JoakimFlorence
Newly Enlightened
- Joined
- Jun 4, 2016
- Messages
- 137
There have been so many repeated questions about this that I thought I would start a definitive thread explaining it once and for all.
You have your LED, how do you power it?
The first thing you need to know about LEDs are that they are not like regular (incandescent) light bulbs. LEDs, while they have a very long lifespan, are also very sensitive. It only takes a split second of too much power to overload them and cause a burnout. You can't just hook up an LED to a battery. If there's nothing to limit the current, an LED will allow more power through than it can handle.
That's where a constant current driver comes in.
How do constant current drivers work? Well actually they regulate the voltage, but that ends up regulating the amount of current indirectly. A constant current driver will increase the voltage until a certain amount of current flows through the circuit. We normally don't think of an LED as having any resistance, but actually it does (within its narrow operational range of voltages). If the voltage potential across the LED falls just a little bit, the amount of current able to flow through will decrease. A little more voltage and more current will be able to flow through. It would be very easy for too much current to flow through and the LED to suddenly burn out.
Of course drivers can't regulate the voltage to just any level. They're usually custom designed with a certain voltage range. The driver might say 8-12v. That means the minimum amount it can drop the voltage down to is 8 volts, while it also can't go above 12 volts. It's important to select the right driver voltage range depending on how many LEDs you plan to be running in a string (in series in the circuit). Oftentimes the driver will only indicate a single voltage rather than a range. In that case it's usually safe to assume the driver cannot drop the voltage more than 3 or 4 volts below the indicated voltage.
You usually do not want to go above the rated voltage on the LED. Remember, when LEDs are connected in series (in a string) the voltages all add up. Connect them in parallel and it's the current (mA) that add up, not the voltage.

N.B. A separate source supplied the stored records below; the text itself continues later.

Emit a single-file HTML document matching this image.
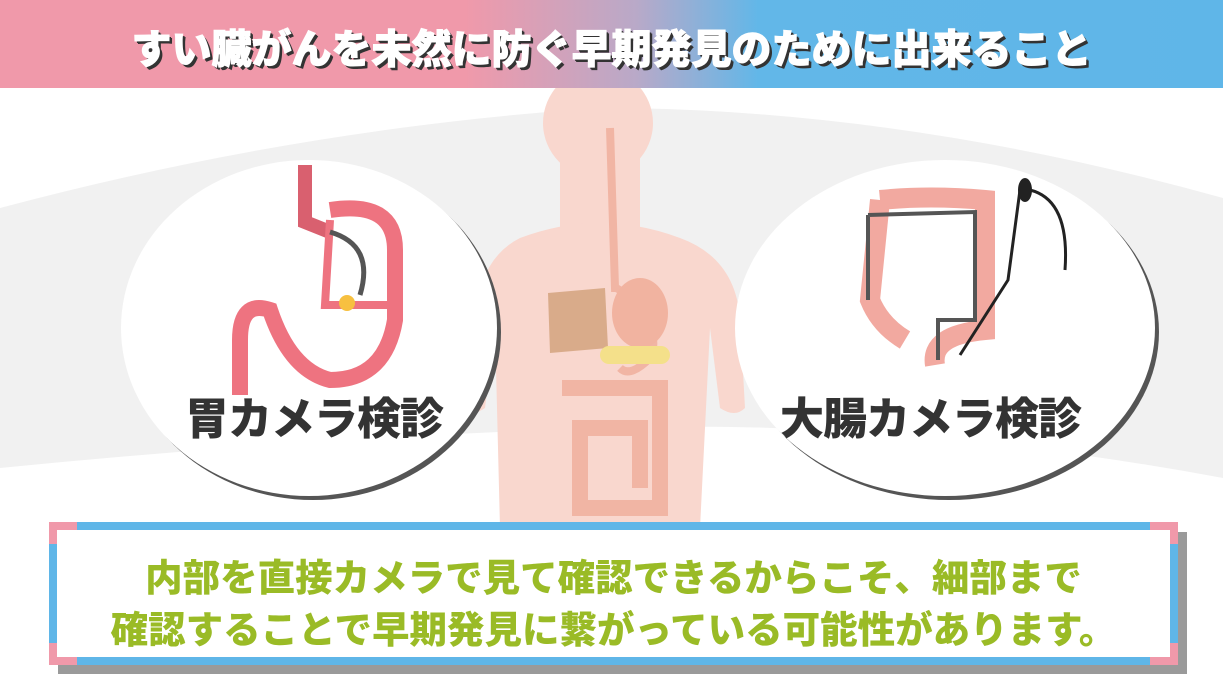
<!DOCTYPE html>
<html><head><meta charset="utf-8"><style>
*{margin:0;padding:0;box-sizing:border-box}
body{width:1223px;height:680px;overflow:hidden;background:#fff;position:relative;font-family:"Liberation Sans","Noto Sans CJK JP",sans-serif}
.hdr{position:absolute;left:0;top:0;width:1223px;height:88px;background:linear-gradient(90deg,#f099aa 0%,#f099aa 38%,#b9a9c8 52%,#62b7e8 62%,#5fb6e8 100%)}
.title{position:absolute;left:0;top:17px;width:1223px;text-align:center;font-size:40px;font-weight:900;color:#fff;text-shadow:3px 3px 0 #333,2px 2px 0 #333;-webkit-text-stroke:1px #fff}
.lbl{position:absolute;font-size:44px;font-weight:900;color:#333;letter-spacing:-1px;white-space:nowrap}
.box{position:absolute;left:49px;top:522px;width:1129px;height:143px;border:8px solid #5fb6e8;background:#fff}
.sh{position:absolute;left:58px;top:532px;width:1129px;height:142px;background:#9a9a9a}
.pk{position:absolute;background:#f099aa}
.txt{position:absolute;left:49px;width:1129px;text-align:center;font-size:37.5px;font-weight:900;color:#9abb26;white-space:nowrap}
</style></head><body>
<div class="hdr"></div>
<div class="title">すい臓がんを未然に防ぐ早期発見のために出来ること</div>
<svg style="position:absolute;left:0;top:88px" width="1223" height="440">
<path d="M0 120 Q300 40 600 20 Q900 20 1223 110 L1223 390 Q900 330 600 340 Q300 350 0 380Z" fill="#f1f1f1"/>
<g fill="#f9d7ce">
<ellipse cx="598" cy="35" rx="55" ry="55"/>
<rect x="560" y="60" width="80" height="110"/>
<path d="M520 150 Q600 120 680 150 Q735 170 740 230 L745 320 Q735 330 720 320 L710 240 L700 440 L500 440 L495 240 L485 320 Q470 330 465 320 L475 230 Q480 170 520 150Z"/>
</g>
<path d="M610 40 L615 200 Q620 200 640 220 Q660 250 650 270 Q630 290 620 280" fill="none" stroke="#f1b5a4" stroke-width="8"/>
<path d="M548 205 L605 200 L608 260 L550 265Z" fill="#d9ab8a"/>
<ellipse cx="640" cy="225" rx="28" ry="35" fill="#f1b3a0"/>
<rect x="600" y="258" width="70" height="18" rx="9" fill="#f4e08a"/>
<path d="M562 300 L660 300 L660 420 L580 420 L580 340 L640 340 L640 400" fill="none" stroke="#f1b5a4" stroke-width="16"/>
</svg>
<svg style="position:absolute;left:0;top:0" width="1223" height="520">
<ellipse cx="313" cy="332" rx="188" ry="168" fill="#555"/>
<ellipse cx="309" cy="328" rx="188" ry="168" fill="#fff"/>
<ellipse cx="949" cy="332" rx="210" ry="168" fill="#555"/>
<ellipse cx="945" cy="328" rx="210" ry="168" fill="#fff"/>
<path d="M305 165 L305 222 L330 232" fill="none" stroke="#d9606f" stroke-width="14"/>
<path d="M330 210 Q395 200 395 250 L395 320 Q385 380 330 380 Q290 370 270 310 Q240 300 240 340 L240 395" fill="none" stroke="#ee7380" stroke-width="16"/>
<path d="M330 220 L325 305 L390 305" fill="none" stroke="#ee7380" stroke-width="8"/>
<path d="M330 232 Q375 245 360 295" fill="none" stroke="#555" stroke-width="5"/>
<circle cx="347" cy="303" r="8" fill="#f7c040"/>
<path d="M880 200 Q930 195 985 200 L985 330 Q930 335 935 365 M880 200 L870 300 Q880 325 905 340" fill="none" stroke="#f2a9a0" stroke-width="20"/>
<path d="M868 215 L868 300 M868 215 L975 212 L975 320 L938 320 L938 360" fill="none" stroke="#555" stroke-width="4"/>
<path d="M1020 190 L1008 280 L960 355 M1030 190 Q1070 200 1065 270" fill="none" stroke="#222" stroke-width="3"/>
<ellipse cx="1025" cy="190" rx="7" ry="12" fill="#222"/>
</svg>
<div class="lbl" style="left:185px;top:383px">胃カメラ検診</div>
<div class="lbl" style="left:780px;top:383px">大腸カメラ検診</div>
<div class="sh"></div>
<div class="box"></div>
<div class="pk" style="left:49px;top:522px;width:28px;height:8px"></div>
<div class="pk" style="left:49px;top:522px;width:8px;height:22px"></div>
<div class="pk" style="left:49px;top:657px;width:28px;height:8px"></div>
<div class="pk" style="left:49px;top:643px;width:8px;height:22px"></div>
<div class="pk" style="left:1150px;top:522px;width:28px;height:8px"></div>
<div class="pk" style="left:1170px;top:522px;width:8px;height:22px"></div>
<div class="pk" style="left:1150px;top:657px;width:28px;height:8px"></div>
<div class="pk" style="left:1170px;top:643px;width:8px;height:22px"></div>
<div class="txt" style="top:547px">内部を直接カメラで見て確認できるからこそ、細部まで</div>
<div class="txt" style="top:599px">確認することで早期発見に繋がっている可能性があります。</div>
</body></html>
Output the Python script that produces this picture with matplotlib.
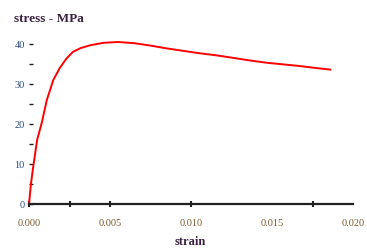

Of course, if you do not have enough voltage, no current will be able to flow through the LEDs at all. (This is another way that LEDs are different from incandescent bulbs)
Being a semiconductor, an LED does need a certain minimum voltage threshold to conduct current.
So if you have three 3.2v LEDs wired in a string, a driver rated for 8-12v would be an appropriate choice.
---O---O---O---
The second thing is the amount of current that the driver is rated for. You usually want the driver current (mA) to match up with the rated LED current (mA). It's okay to use a little less current. For example, if the LED is rated for 350mA it's okay to use a 300mA driver, but be aware that the power will be a little bit lower and the LEDs might not be quite as bright.
Another thing that needs to be covered, when connecting two or more LEDs in parallel it is usually good to supply a little lower current that the sum of what all the LEDs are rated for.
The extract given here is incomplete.